> [Description of the task]
Word for word, transcribe the lines below and drop the pictures.

> [Provided material]
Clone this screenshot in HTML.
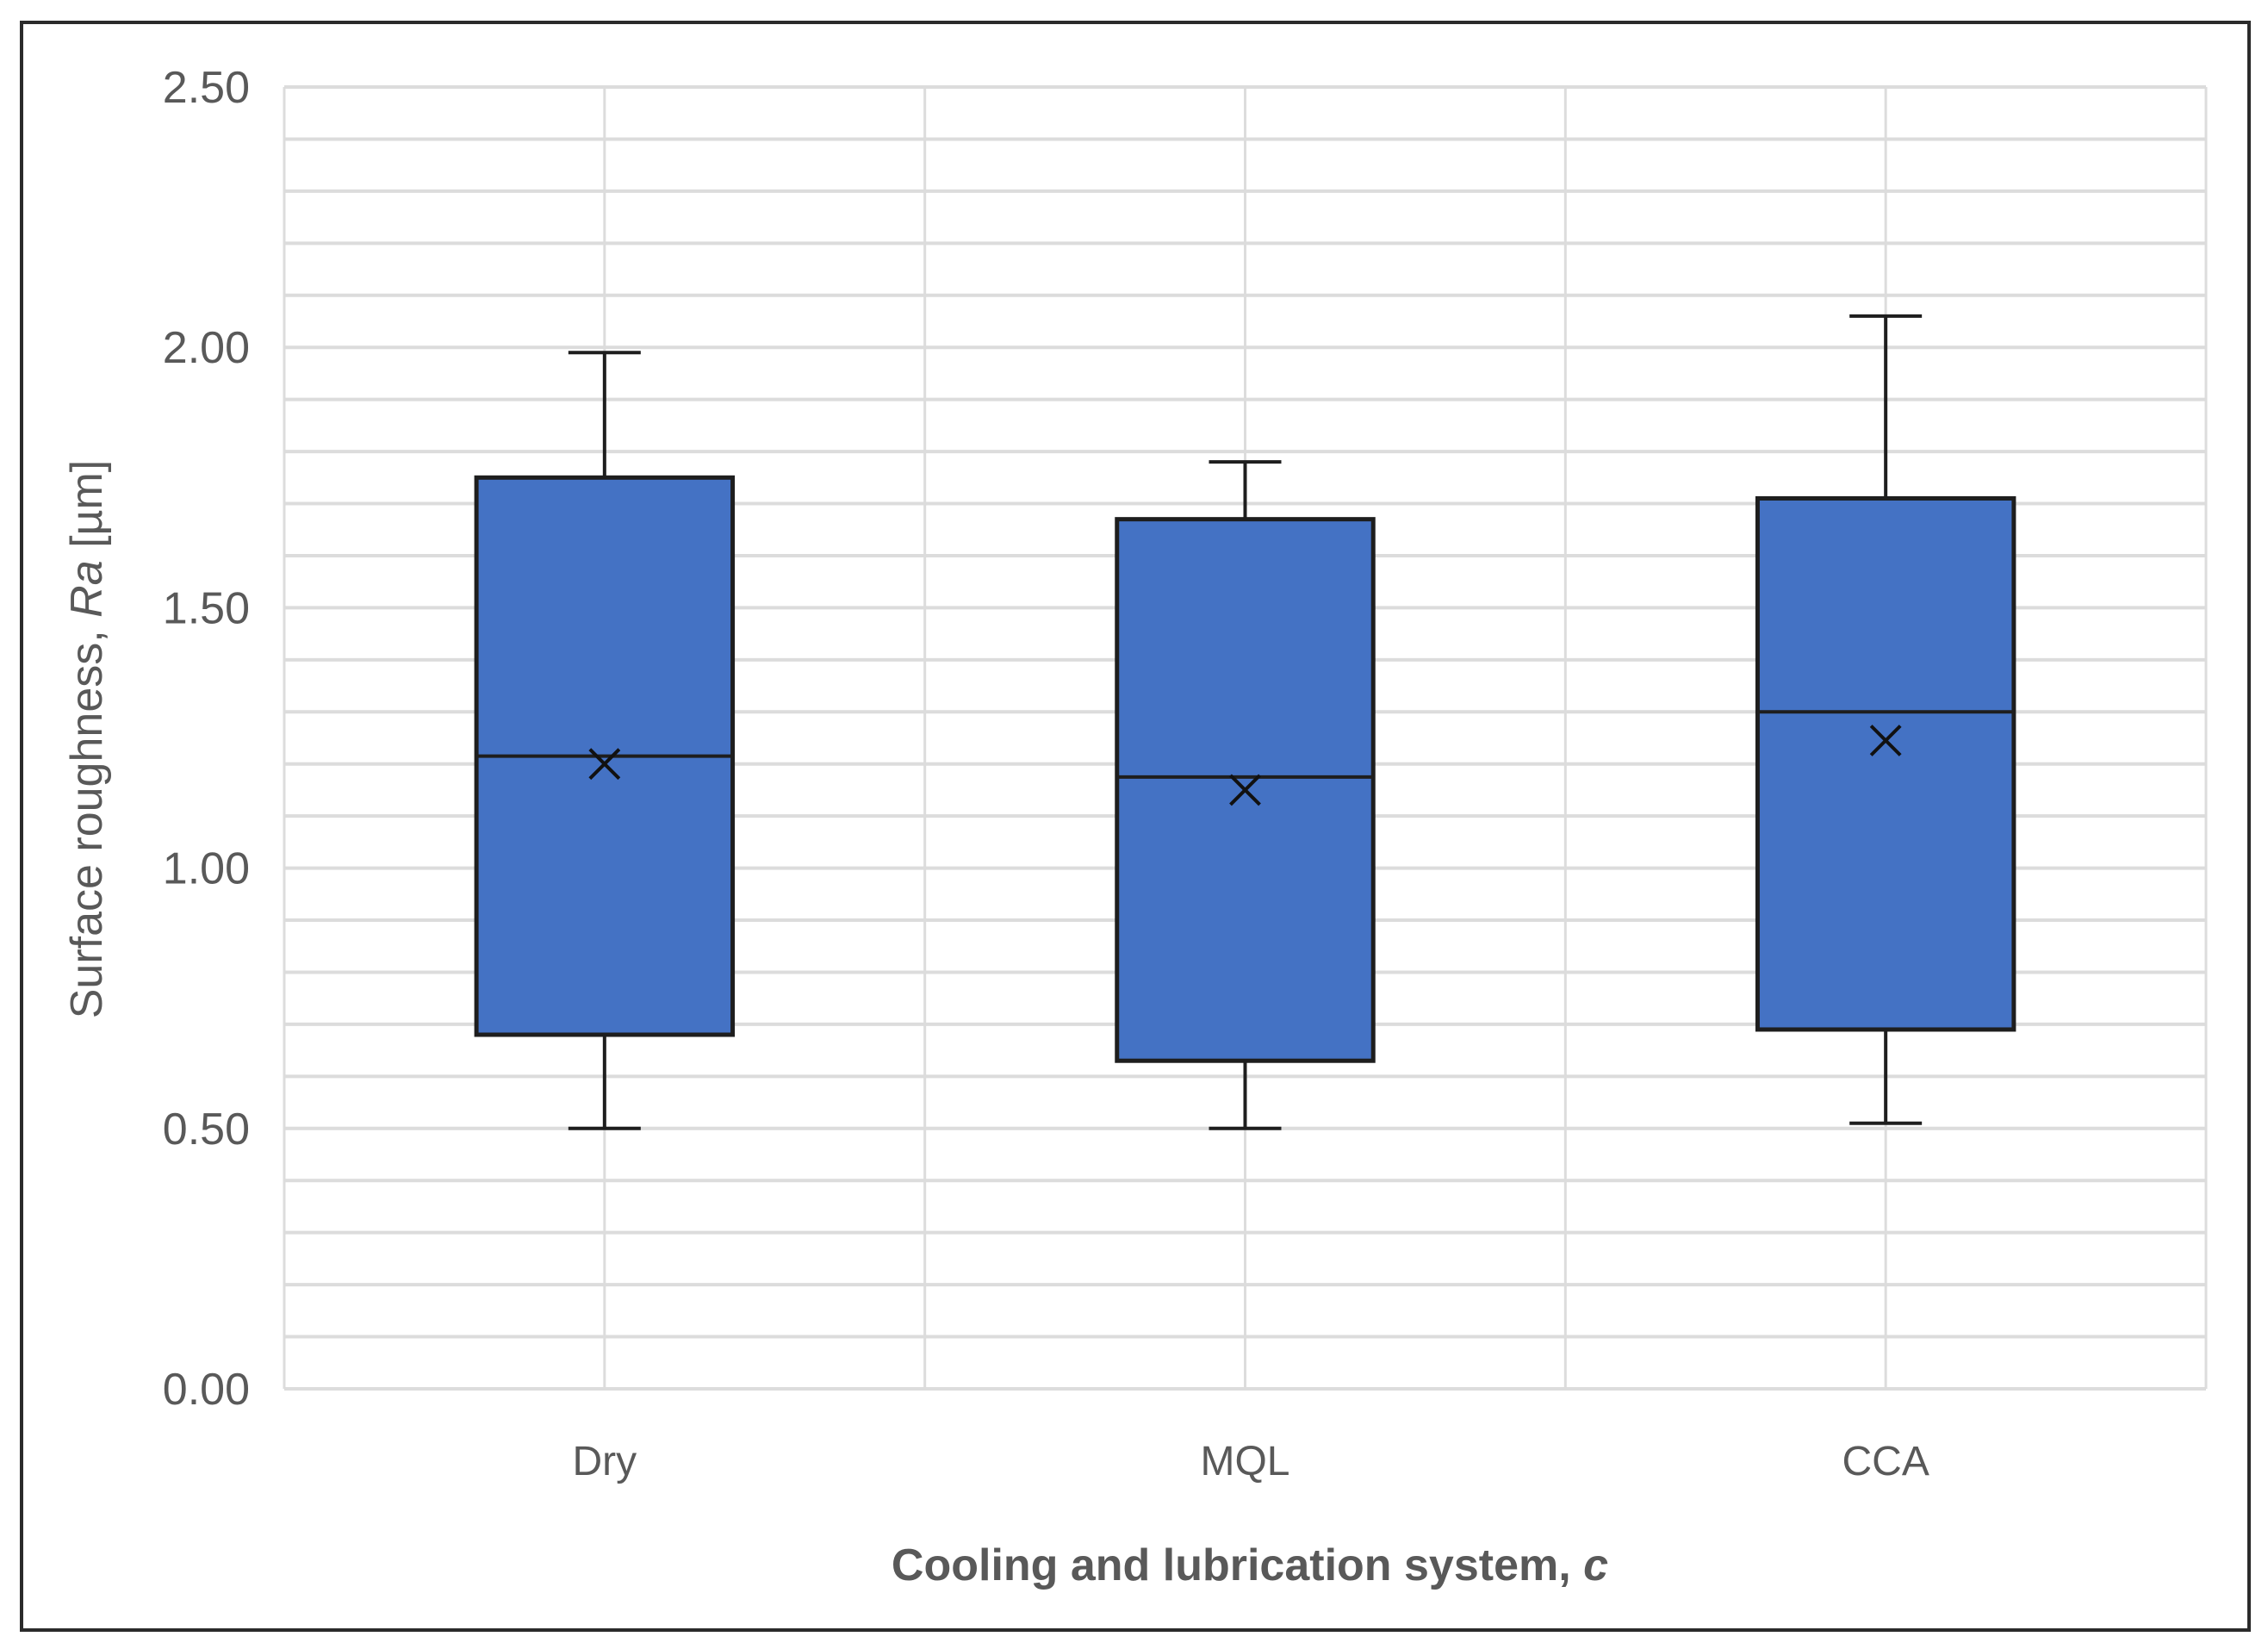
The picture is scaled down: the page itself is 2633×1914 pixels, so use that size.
<!DOCTYPE html>
<html><head><meta charset="utf-8"><style>
html,body{margin:0;padding:0;background:#fff;}
svg{display:block;}
text{font-family:"Liberation Sans",sans-serif;}
</style></head><body>
<svg id="chart" width="2633" height="1914" viewBox="0 0 2633 1914">
<rect x="25" y="26" width="2586" height="1866" fill="#fff" stroke="#2b2b2b" stroke-width="4"/>
<g id="grid"></g>
<g id="yticks"></g>
<g id="xticks"></g>
<g id="boxes"></g>
<text x="1451" y="1834" text-anchor="middle" font-size="52" font-weight="bold" fill="#595959">Cooling and lubrication system, <tspan font-style="italic">c</tspan></text>
<text transform="translate(118,858) rotate(-90)" text-anchor="middle" font-size="52" fill="#595959">Surface roughness, <tspan font-style="italic">Ra</tspan> [µm]</text>
</svg>
<script>
const categories = ["Dry","MQL","CCA"];
const whiskerMin = [0.50, 0.50, 0.51];
const q1 = [0.68, 0.63, 0.69];
const median = [1.215, 1.175, 1.30];
const mean = [1.20, 1.15, 1.245];
const q3 = [1.75, 1.67, 1.71];
const whiskerMax = [1.99, 1.78, 2.06];
const yTickLabels = ["0.00","0.50","1.00","1.50","2.00","2.50"];
const yTickValues = [0,0.5,1,1.5,2,2.5];

const NS="http://www.w3.org/2000/svg";
const L=330,R=2561,T=101,B=1612,YMAX=2.5;
const y=v=>B-(v/YMAX)*(B-T);
const bw=(R-L)/categories.length;
const xc=i=>L+bw*(i+0.5);
function mk(tag,attrs,parent){const e=document.createElementNS(NS,tag);for(const k in attrs)e.setAttribute(k,attrs[k]);parent.appendChild(e);return e;}
const grid=document.getElementById('grid');
for(let k=0;k<=25;k++){
  const v=k*0.1;
  const ln=mk('line',{x1:L,x2:R,y1:y(v),y2:y(v),stroke:'#dcdcdc','stroke-width':4},grid);
  
  
}
for(let i=0;i<=categories.length*2;i++){
  const x=L+bw*i/2;
  const ln=mk('line',{x1:x,x2:x,y1:T,y2:B,stroke:'#dcdcdc','stroke-width':3},grid);
  
  
}
const yt=document.getElementById('yticks');
yTickValues.forEach((v,i)=>{
  const t=mk('text',{x:290,y:y(v)+18,'text-anchor':'end','font-size':52,fill:'#595959'},yt);
  t.textContent=yTickLabels[i];
  
  
});
const xt=document.getElementById('xticks');
categories.forEach((c,i)=>{
  const t=mk('text',{x:xc(i),y:1712,'text-anchor':'middle','font-size':48,fill:'#595959'},xt);
  t.textContent=c;
  
  
});
const bx=document.getElementById('boxes');
const boxW=bw*0.4, cap=42;
categories.forEach((c,i)=>{
  const g=mk('g',{},bx);
  
  
  const x=xc(i);
  const st={stroke:'#1e1e1e','stroke-width':4};
  mk('line',Object.assign({x1:x,x2:x,y1:y(whiskerMax[i]),y2:y(q3[i])},st),g);
  mk('line',Object.assign({x1:x,x2:x,y1:y(q1[i]),y2:y(whiskerMin[i])},st),g);
  mk('line',Object.assign({x1:x-cap,x2:x+cap,y1:y(whiskerMax[i]),y2:y(whiskerMax[i])},st),g);
  mk('line',Object.assign({x1:x-cap,x2:x+cap,y1:y(whiskerMin[i]),y2:y(whiskerMin[i])},st),g);
  mk('rect',{x:x-boxW/2,y:y(q3[i]),width:boxW,height:y(q1[i])-y(q3[i]),fill:'#4472c4',stroke:'#1e1e1e','stroke-width':5},g);
  mk('line',Object.assign({x1:x-boxW/2,x2:x+boxW/2,y1:y(median[i]),y2:y(median[i])},st),g);
  const m=y(mean[i]),s=17;
  mk('path',{d:`M${x-s},${m-s}L${x+s},${m+s}M${x-s},${m+s}L${x+s},${m-s}`,stroke:'#111','stroke-width':4,fill:'none'},g);
});
</script>
</body></html>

> [Task response]
Clone this screenshot in HTML.
The picture is scaled down: the page itself is 2633×1914 pixels, so use that size.
<!DOCTYPE html>
<html><head><meta charset="utf-8"><style>
html,body{margin:0;padding:0;background:#fff;}
svg{display:block;}
text{font-family:"Liberation Sans",sans-serif;}
</style></head><body>
<svg id="chart" width="2633" height="1914" viewBox="0 0 2633 1914">
<rect x="25" y="26" width="2586" height="1866" fill="#fff" stroke="#2b2b2b" stroke-width="4"/>
<g id="grid"></g>
<g id="yticks"></g>
<g id="xticks"></g>
<g id="boxes"></g>
<text x="1451" y="1834" text-anchor="middle" font-size="52" font-weight="bold" fill="#595959">Cooling and lubrication system, <tspan font-style="italic">c</tspan></text>
<text transform="translate(118,858) rotate(-90)" text-anchor="middle" font-size="52" fill="#595959">Surface roughness, <tspan font-style="italic">Ra</tspan> [µm]</text>
</svg>
<script>
const categories = ["Dry","MQL","CCA"];
const whiskerMin = [0.50, 0.50, 0.51];
const q1 = [0.68, 0.63, 0.69];
const median = [1.215, 1.175, 1.30];
const mean = [1.20, 1.15, 1.245];
const q3 = [1.75, 1.67, 1.71];
const whiskerMax = [1.99, 1.78, 2.06];
const yTickLabels = ["0.00","0.50","1.00","1.50","2.00","2.50"];
const yTickValues = [0,0.5,1,1.5,2,2.5];

const NS="http://www.w3.org/2000/svg";
const L=330,R=2561,T=101,B=1612,YMAX=2.5;
const y=v=>B-(v/YMAX)*(B-T);
const bw=(R-L)/categories.length;
const xc=i=>L+bw*(i+0.5);
function mk(tag,attrs,parent){const e=document.createElementNS(NS,tag);for(const k in attrs)e.setAttribute(k,attrs[k]);parent.appendChild(e);return e;}
const grid=document.getElementById('grid');
for(let k=0;k<=25;k++){
  const v=k*0.1;
  const ln=mk('line',{x1:L,x2:R,y1:y(v),y2:y(v),stroke:'#dcdcdc','stroke-width':4},grid);
  
  
}
for(let i=0;i<=categories.length*2;i++){
  const x=L+bw*i/2;
  const ln=mk('line',{x1:x,x2:x,y1:T,y2:B,stroke:'#dcdcdc','stroke-width':3},grid);
  
  
}
const yt=document.getElementById('yticks');
yTickValues.forEach((v,i)=>{
  const t=mk('text',{x:290,y:y(v)+18,'text-anchor':'end','font-size':52,fill:'#595959'},yt);
  t.textContent=yTickLabels[i];
  
  
});
const xt=document.getElementById('xticks');
categories.forEach((c,i)=>{
  const t=mk('text',{x:xc(i),y:1712,'text-anchor':'middle','font-size':48,fill:'#595959'},xt);
  t.textContent=c;
  
  
});
const bx=document.getElementById('boxes');
const boxW=bw*0.4, cap=42;
categories.forEach((c,i)=>{
  const g=mk('g',{},bx);
  
  
  const x=xc(i);
  const st={stroke:'#1e1e1e','stroke-width':4};
  mk('line',Object.assign({x1:x,x2:x,y1:y(whiskerMax[i]),y2:y(q3[i])},st),g);
  mk('line',Object.assign({x1:x,x2:x,y1:y(q1[i]),y2:y(whiskerMin[i])},st),g);
  mk('line',Object.assign({x1:x-cap,x2:x+cap,y1:y(whiskerMax[i]),y2:y(whiskerMax[i])},st),g);
  mk('line',Object.assign({x1:x-cap,x2:x+cap,y1:y(whiskerMin[i]),y2:y(whiskerMin[i])},st),g);
  mk('rect',{x:x-boxW/2,y:y(q3[i]),width:boxW,height:y(q1[i])-y(q3[i]),fill:'#4472c4',stroke:'#1e1e1e','stroke-width':5},g);
  mk('line',Object.assign({x1:x-boxW/2,x2:x+boxW/2,y1:y(median[i]),y2:y(median[i])},st),g);
  const m=y(mean[i]),s=17;
  mk('path',{d:`M${x-s},${m-s}L${x+s},${m+s}M${x-s},${m+s}L${x+s},${m-s}`,stroke:'#111','stroke-width':4,fill:'none'},g);
});
</script>
</body></html>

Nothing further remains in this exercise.